On November 5, 2012, the Delaware Chancery Court issued an opinion in Rich v. Fuqi International, Inc., C.A. No. 5653-VCG (Del. Ch. Nov. 5, 2012) reaffirming the requirement under Section 211 of the Delaware General Corporation Law for Delaware corporations to hold an annual meeting of stockholders for the election of directors, regardless of arguably conflicting provisions of the federal securities laws.
Fuqi International is a Delaware corporation with its operations in China. Prior to its delisting, it was publicly traded on NASDAQ. In March 2010, Fuqi announced that it had identified certain historical accounting errors affecting its 2009 quarterly reports and that it would have to restate the financial statements contained in those reports and delay the filing of its audited financial statements for the 2009 fiscal year. In July 2012, Rich commenced an action in the Delaware Chancery Court seeking to compel Fuqi International to hold an annual meeting of stockholders to elect directors. Fuqi International argued that it could not hold the stockholders meeting because it was unable to provide audited financial statements for fiscal 2009 and later years as required by SEC rules.
Rule 14a-3(b) under the Securities Exchange Act of 1934, as amended (Exchange Act), provides that if a stockholders meeting is an annual or special meeting at which directors are to be elected, the company’s proxy statement must be accompanied or preceded by an annual report to the stockholders. The annual report is required to contain, among other things, audited financial statements. Fuqi International asked the SEC for an exemption from the relevant proxy rules in order for it to be able to hold its annual meeting, as required by Delaware law, but later withdrew that request after informal indications from the SEC staff that the request would be denied. If the company cannot provide the required financial statements, it is caught between a rock (the Delaware state law requirement to hold an annual meeting to elect directors) and a hard place (the SEC requirement that audited financial statements be provided in connection with any such meeting). In Fuqi International, the Delaware Chancery Court followed Delaware precedent, most notably Newcastle Partners, L.P. v. Vesta Insurance Group Ltd., 887 A.2d 975 (Del. Ch. 2005, aff’d, Vesta Ins. Group, Inc. v. Newcastle P’rs, L.P., 906 A.2d 807 (Del. 2005), and found that, notwithstanding Fuqi International’s purported inability to produce audited financial statements, it was obligated to hold an annual meeting to elect directors. In reaching its decision, the Court noted that Fuqi International was not seeking “a brief continuance of the time for the annual meeting, pending production of the audited financial statements…or a delay, long or short, of the meeting until a date certain, by which point the financial statements will have been produced.” The Court explained that, instead, Fuqi International was seeking “an indefinite suspension of the requirement that the stockholders be allowed to exercise their franchise, with no end in sight.”

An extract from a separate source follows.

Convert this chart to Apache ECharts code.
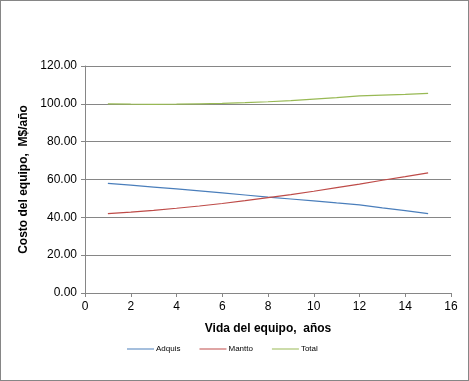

The Fuqi International decision affirms that a Delaware corporation will not be able to avoid indefinitely the requirement to hold an annual meeting of stockholders to elect directors when it does not have the audited financial statements the company is required to provide under SEC rules. However, it does leave open the possibility that the Delaware Courts could find that an annual meeting of stockholders does not have to be held where the SEC actually denies a company’s request for an exemption from the proxy rules.